Recentemente, Portugal obteve bons resultados desportivos em várias modalidades. O que seria um bom resultado nos Jogos Olímpicos?

Há muita gente que vai aos Jogos Olímpicos com ambição de ganhar medalhas. Os concursos, os lançamentos e os saltos são as provas mais apertadas em termos de qualificação e têm entre 30 a 35 participantes. Destes, só dez ou 12 têm esperança de ganhar medalhas e só três as vão ganhar. Se calhar, há 80% que tem ambição de ficar entre os 12 primeiros e passar à final e há muito poucos que vão sem ambição de serem semi-finalistas. Aliás, às vezes passa-se uma mensagem que a malta vai lá passar férias. É mesmo um discurso de quem não faz a mínima ideia do que é um atleta preparar-se para os Jogos. Não há ninguém que esteja ali e não dê 200%. Há atletas que podem aspirar a pódio, sobretudo no sector feminino e temos alguns atletas nos concursos que podem aspirar a finais e eventualmente lutar por medalhas. O campeão olímpico Nelson Évora vai com o objectivo de conquistar uma medalha no Brasil. É verdade que estamos numa boa onda, as coisas têm corrido bem ao desporto português, e pode ser que esta mentalidade passe para os Jogos e que haja bons resultados.

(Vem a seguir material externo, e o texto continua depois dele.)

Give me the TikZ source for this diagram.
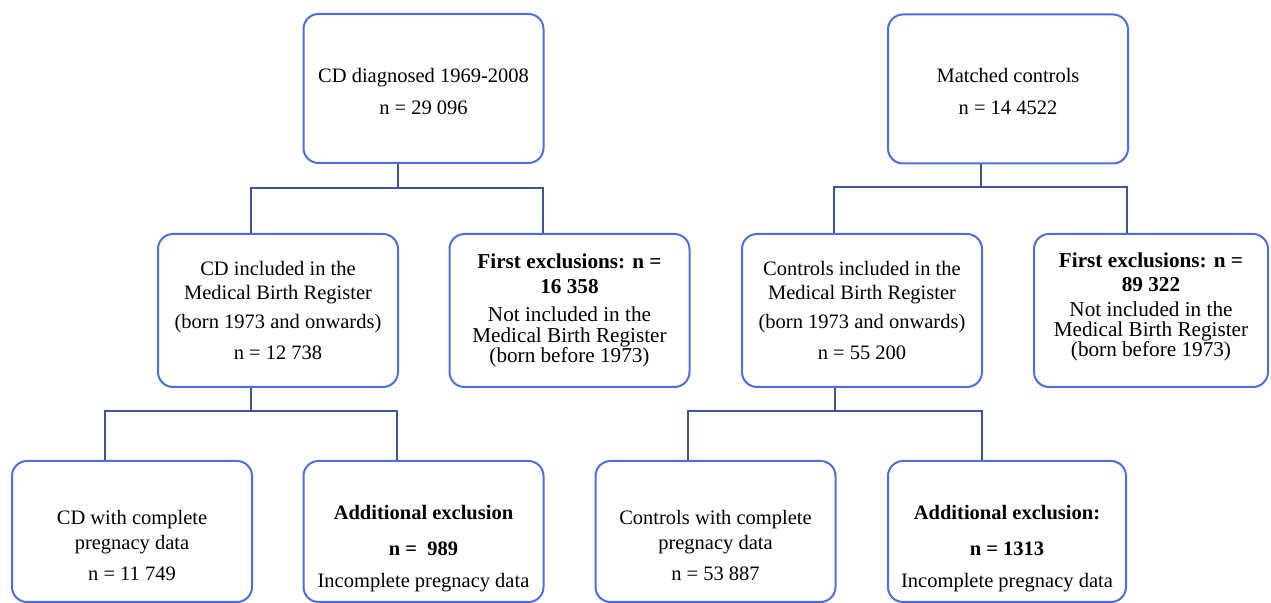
\documentclass[tikz,border=0pt]{standalone}
\usepackage{fontspec}
\setmainfont{Liberation Serif}
\usepackage{tikz}
\usetikzlibrary{positioning,calc}
\definecolor{FrameBlue}{RGB}{78,112,214}
\definecolor{LinkBlue}{RGB}{62,86,152}
\newcommand{\dropby}[1]{\rule{0pt}{#1}}

\begin{document}
\begin{tikzpicture}[x=0.5pt,y=-0.5pt,
  box/.style={draw=FrameBlue,line width=1pt,rounded corners=7.5pt,fill=white,
    align=center,minimum width=120pt,font=\fontsize{10.25}{12}\selectfont},
  link/.style={draw=LinkBlue,line width=1pt}]
  \useasboundingbox (0,0) rectangle (1271,603);
  % top row
  \node[box,minimum height=74.5pt] (cdall) at (423.5,88.5)
        {\dropby{10pt}CD diagnosed 1969-2008\\[4pt] n = 29 096};
  \node[box,minimum height=74.5pt] (ctrlall) at (1008,89)
        {\dropby{10pt}Matched controls\\[4pt] n = 14 4522};
  % middle row
  \node[box,minimum height=76.5pt] (cdmbr) at (278,310.5)
        {CD included in the\\ Medical Birth Register\\[2.5pt]
         (born 1973 and onwards)\\[3.5pt] n = 12 738};
  \node[box,minimum height=76.5pt,font=\fontsize{10.6}{12}\selectfont] (cdexcl) at (569.5,310.5)
        {\textbf{First exclusions: n =}\\[0.5pt] \textbf{16 358}\\[2pt]
         Not included in the\\[-1.8pt] Medical Birth Register\\[-1.8pt] (born before 1973)};
  \node[box,minimum height=76.5pt] (ctrlmbr) at (862,310.5)
        {Controls included in the\\ Medical Birth Register\\[2.5pt]
         (born 1973 and onwards)\\[3.5pt] n = 55 200};
  \node[box,minimum height=76.5pt,minimum width=117pt,font=\fontsize{10.6}{12}\selectfont] (ctrlexcl) at (1151,310.5)
        {\textbf{First exclusions: n =}\\ \textbf{89 322}\\[0.5pt]
         Not included in the\\[-2pt] Medical Birth Register\\[-2pt] (born before 1973)\\[-6pt]\mbox{}};
  % bottom row
  \node[box,minimum height=70.5pt] (cdfull) at (132,531.5)
        {\dropby{21pt}CD with complete\\[0.5pt] pregnacy data\\[3.5pt] n = 11 749};
  \node[box,minimum height=70.5pt] (cdmiss) at (423.5,531.5)
        {\dropby{24pt}\textbf{Additional exclusion}\\[6pt] \textbf{n =\ \ 989}\\[4pt]
         Incomplete pregnacy data};
  \node[box,minimum height=70.5pt] (ctrlfull) at (715.5,531.5)
        {\dropby{21pt}Controls with complete\\[0.5pt] pregnacy data\\[3.5pt] n = 53 887};
  \node[box,minimum height=70.5pt,minimum width=119pt] (ctrlmiss) at (1007,531.5)
        {\dropby{24pt}\textbf{Additional exclusion:}\\[6pt] \textbf{n = 1313}\\[4pt]
         Incomplete pregnacy data};
  % connectors
  \coordinate (cdjoin) at (398,188);
  \coordinate (cdbarL) at (251,188);
  \coordinate (cdbarR) at (543,188);
  \draw[link] (cdall.south -| cdjoin) -- (cdjoin);
  \draw[link] (cdmbr.north -| cdbarL) -- (cdbarL) -- (cdbarR) -- (cdexcl.north -| cdbarR);
  \coordinate (ctrljoin) at (981,187);
  \coordinate (ctrlbarL) at (834,187);
  \coordinate (ctrlbarR) at (1127,187);
  \draw[link] (ctrlall.south -| ctrljoin) -- (ctrljoin);
  \draw[link] (ctrlmbr.north -| ctrlbarL) -- (ctrlbarL) -- (ctrlbarR) -- (ctrlexcl.north -| ctrlbarR);
  \coordinate (cdsub) at (251,411);
  \coordinate (cdsubL) at (105,411);
  \coordinate (cdsubR) at (397,411);
  \draw[link] (cdmbr.south -| cdsub) -- (cdsub);
  \draw[link] (cdfull.north -| cdsubL) -- (cdsubL) -- (cdsubR) -- (cdmiss.north -| cdsubR);
  \coordinate (ctrlsub) at (835,411);
  \coordinate (ctrlsubL) at (688,411);
  \coordinate (ctrlsubR) at (982,411);
  \draw[link] (ctrlmbr.south -| ctrlsub) -- (ctrlsub);
  \draw[link] (ctrlfull.north -| ctrlsubL) -- (ctrlsubL) -- (ctrlsubR) -- (ctrlmiss.north -| ctrlsubR);
\end{tikzpicture}
\end{document}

E para a Irina Rodrigues, que treina há vários anos?

Um resultado que nos satisfaria era ser semi-finalista, ficar entre as 16 primeiras. As 12 primeiras passam à final. Sei que a Irina tem valor para ficar entre a final e um lugar de semi-finalista, mas também sei que das cerca de 30 atletas que vão participar todas têm essa possibilidade. Mais uma vez vai ser muito difícil e é importante estar num dia sim: chegar lá e competir bem. A Irina tem tido boas presenças em provas internacionais, que têm oscilado com outras menos positivas. Este ano preparou-se como nunca para competir internacionalmente e espero que 15 de Agosto seja o dia dela, sabendo que um metro mais à frente ou um metro mais atrás pode significar a diferença de dez ou 12 lugares. Para já, estou muito satisfeito com a forma como se preparou e empenhou.

Um treinador também chora nos momentos das desilusões?

Muitas vezes. Nos momentos em que ficamos muito desapontados é impossível não chorar. Trabalhamos muito, durante muitos dias e muitas horas e esperamos sempre que as coisas nos corram bem, mas sabemos que, num nível destes, entre o sucesso e o insucesso há uma barreira muito estreita. O momento mais triste que tive na minha carreira foi em 2002 no Campeonato da Europa de Munique, quando a Vânia Silva tinha a quarta marca da Europa antes da prova começar. Era uma clara favorita aos lugares cimeiros. Depois de dois lançamentos menos conseguidos na qualificação, passou a marca para ir à final. Mas depois do martelo cair, após a linha de qualificação, desequilibrou-se e, apesar das tentativas para se equilibrar, não conseguiu e deu um passo em frente. O lançamento foi nulo. Há pessoas que dizem que não há sorte nem azar, mas não há campeão sem sorte.